Hi! Remember me? I used to be the guy who would post here 2-3 times a week. Production has been a little slow at Craws Words these days, and I blame the economy. I had to lay off several Oompa Loompas down at the factory, so I’ve been spending a lot of my time dragging fat German kids out of the chocolate river. Luckily, I have a lot of crazy events coming up, which means I should have a lot of blogalicious material to bitch, I mean, blog about.

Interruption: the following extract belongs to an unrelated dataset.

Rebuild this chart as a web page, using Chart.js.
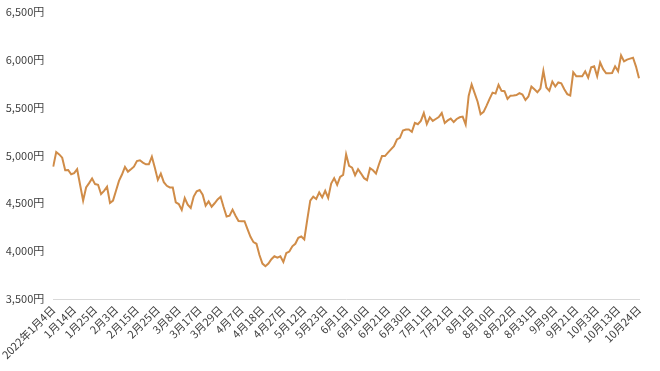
<!DOCTYPE html>
<html>
<head>
<meta charset="utf-8">
<script src="https://cdn.jsdelivr.net/npm/chart.js@4/dist/chart.umd.min.js"></script>
<style>
  html, body { margin: 0; padding: 0; background: #ffffff; }
  #wrap { width: 660px; height: 371px; position: relative; }
</style>
</head>
<body>
<div id="wrap"><canvas id="c" width="660" height="371"></canvas></div>
<script>
// Trading days (2022)
const categories = [
  "2022年1月4日","1月5日","1月6日","1月7日","1月11日","1月12日","1月13日","1月14日","1月17日","1月18日","1月19日","1月20日","1月21日","1月24日","1月25日","1月26日","1月27日","1月28日","1月31日",
  "2月1日","2月2日","2月3日","2月4日","2月7日","2月8日","2月9日","2月10日","2月14日","2月15日","2月16日","2月17日","2月18日","2月21日","2月22日","2月24日","2月25日","2月28日",
  "3月1日","3月2日","3月3日","3月4日","3月7日","3月8日","3月9日","3月10日","3月11日","3月14日","3月15日","3月16日","3月17日","3月18日","3月22日","3月23日","3月24日","3月25日","3月28日","3月29日","3月30日","3月31日",
  "4月1日","4月4日","4月5日","4月6日","4月7日","4月8日","4月11日","4月12日","4月13日","4月14日","4月15日","4月18日","4月19日","4月20日","4月21日","4月22日","4月25日","4月26日","4月27日","4月28日",
  "5月2日","5月6日","5月9日","5月10日","5月11日","5月12日","5月13日","5月16日","5月17日","5月18日","5月19日","5月20日","5月23日","5月24日","5月25日","5月26日","5月27日","5月30日","5月31日",
  "6月1日","6月2日","6月3日","6月6日","6月7日","6月8日","6月9日","6月10日","6月13日","6月14日","6月15日","6月16日","6月17日","6月20日","6月21日","6月22日","6月23日","6月24日","6月27日","6月28日","6月29日","6月30日",
  "7月1日","7月4日","7月5日","7月6日","7月7日","7月8日","7月11日","7月12日","7月13日","7月14日","7月15日","7月19日","7月20日","7月21日","7月22日","7月25日","7月26日","7月27日","7月28日","7月29日",
  "8月1日","8月2日","8月3日","8月4日","8月5日","8月8日","8月9日","8月10日","8月12日","8月15日","8月16日","8月17日","8月18日","8月19日","8月22日","8月23日","8月24日","8月25日","8月26日","8月29日","8月30日","8月31日",
  "9月1日","9月2日","9月5日","9月6日","9月7日","9月8日","9月9日","9月12日","9月13日","9月14日","9月15日","9月16日","9月20日","9月21日","9月22日","9月26日","9月27日","9月28日","9月29日","9月30日",
  "10月3日","10月4日","10月5日","10月6日","10月7日","10月11日","10月12日","10月13日","10月14日","10月17日","10月18日","10月19日","10月20日","10月21日","10月24日"
];

// Closing price (円)
const prices = [
  4882,5035,5010,4976,4845,4848,4803,4814,4855,4690,
  4527,4665,4710,4758,4700,4693,4596,4630,4672,4503,
  4527,4630,4734,4800,4879,4830,4855,4882,4940,4949,
  4925,4907,4907,4986,4870,4744,4810,4720,4682,4665,
  4665,4510,4492,4430,4555,4485,4451,4570,4625,4638,
  4590,4475,4519,4464,4500,4540,4568,4460,4361,4371,
  4433,4370,4315,4312,4312,4230,4150,4094,4077,3960,
  3870,3842,3870,3915,3946,3932,3946,3887,3980,3995,
  4050,4077,4140,4153,4122,4330,4527,4568,4544,4613,
  4561,4630,4555,4706,4762,4693,4776,4796,5011,4890,
  4872,4793,4855,4810,4762,4741,4866,4845,4810,4907,
  4993,4993,5028,5063,5097,5166,5183,5260,5270,5270,
  5245,5340,5325,5360,5442,5328,5398,5360,5380,5400,
  5442,5338,5365,5384,5348,5380,5398,5405,5322,5620,
  5740,5650,5560,5430,5455,5520,5590,5655,5645,5737,
  5674,5670,5590,5624,5625,5630,5650,5635,5578,5615,
  5719,5690,5660,5697,5882,5709,5674,5771,5719,5761,
  5753,5690,5640,5626,5868,5827,5827,5827,5878,5812,
  5920,5930,5826,5970,5900,5857,5857,5860,5930,5878,
  6045,5982,6000,6010,6020,5927,5805
];

const yTicks = [3500, 4000, 4500, 5000, 5500, 6000, 6500];
const labelEvery = 7;

const FONT = "'Noto Sans CJK JP', 'Noto Sans', sans-serif";

new Chart(document.getElementById('c'), {
  type: 'line',
  data: {
    labels: categories,
    datasets: [{
      data: prices,
      borderColor: '#d08c48',
      borderWidth: 2,
      pointRadius: 0,
      pointHoverRadius: 0,
      tension: 0,
      fill: false
    }]
  },
  options: {
    responsive: false,
    animation: false,
    events: [],
    layout: { padding: { left: 4, right: 21, top: 0, bottom: 0 } },
    plugins: { legend: { display: false }, tooltip: { enabled: false } },
    scales: {
      x: {
        type: 'category',
        offset: false,
        grid: { display: false, drawTicks: false },
        border: { display: true, color: '#d9d9d9', width: 1 },
        ticks: {
          autoSkip: false,
          maxRotation: 45,
          minRotation: 45,
          padding: 4,
          color: '#404040',
          font: { family: FONT, size: 11 },
          callback: function(v, i) { return i % labelEvery === 0 ? categories[i] : null; }
        },
        afterFit: function(s) { s.height = 72; }
      },
      y: {
        min: yTicks[0],
        max: yTicks[yTicks.length - 1],
        afterBuildTicks: function(s) { s.ticks = yTicks.map(v => ({ value: v })); },
        grid: { display: false, drawTicks: false },
        border: { display: false },
        ticks: {
          padding: 9,
          color: '#404040',
          font: { family: FONT, size: 11, lineHeight: 0.5 },
          callback: function(v) { return v.toLocaleString('en-US') + '円'; }
        },
        afterFit: function(s) { s.width = 49; }
      }
    }
  }
});
</script>
</body>
</html>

Ok, let’s talk about the awesome new TLC show where an annoying couple adopts eight little people and then enters them into beauty pageants, it’s called Jon and Kate Plus 8 Little People in Tieras. In the pilot episode Kate bitches out Jon because he loses one of the little people in a pothole while crossing the road to get to the big Miss Bucks County competition. It’s called “Where’s Phil?”. Then, tune in next week, when one of the little people gets blown away at the beach and once again Jon is on the hot seat. It’s a very special episode of Jon and Kate Plus 8 Little People in Tieras, titled “Where’s Sandy?”

I think I need my own reality show. Although, to get a reality show these days you need to be jacked up in some way. Maybe, as a family we could all amputate one arm and call it Six Legs, Three Arms. I could get all upset watching people clap at a concert. They could show Maggie trying to do Itsy Bitsy Spider. Amy could talk about how much she used to love to drive stick shift. Of course we’d also talk about the advantages. How much easier it is for us to spoon on the couch, and how we only had to buy two pairs of gloves for the three of us. We could also throw in some old comedy bits like: How do you get a one armed man out of a tree? Wave to him. Or we could be at a football game and the wave would come to a halt when it got to us. You know a bunch of PG rated shenanigans that somehow passes for funny in this dumbed-down society we live in.

Well, I better run now, I need edit the intro for our new show:

“Hi, we’re the Crawfords and we had voluntary limb removal to get our own reality TV show. You may think that we’re retarded, but hey, we’re on basic cable and you’re not. So who’s retarded now? We may have to do some things differently, and it may be a crazy life, but it’s our life.”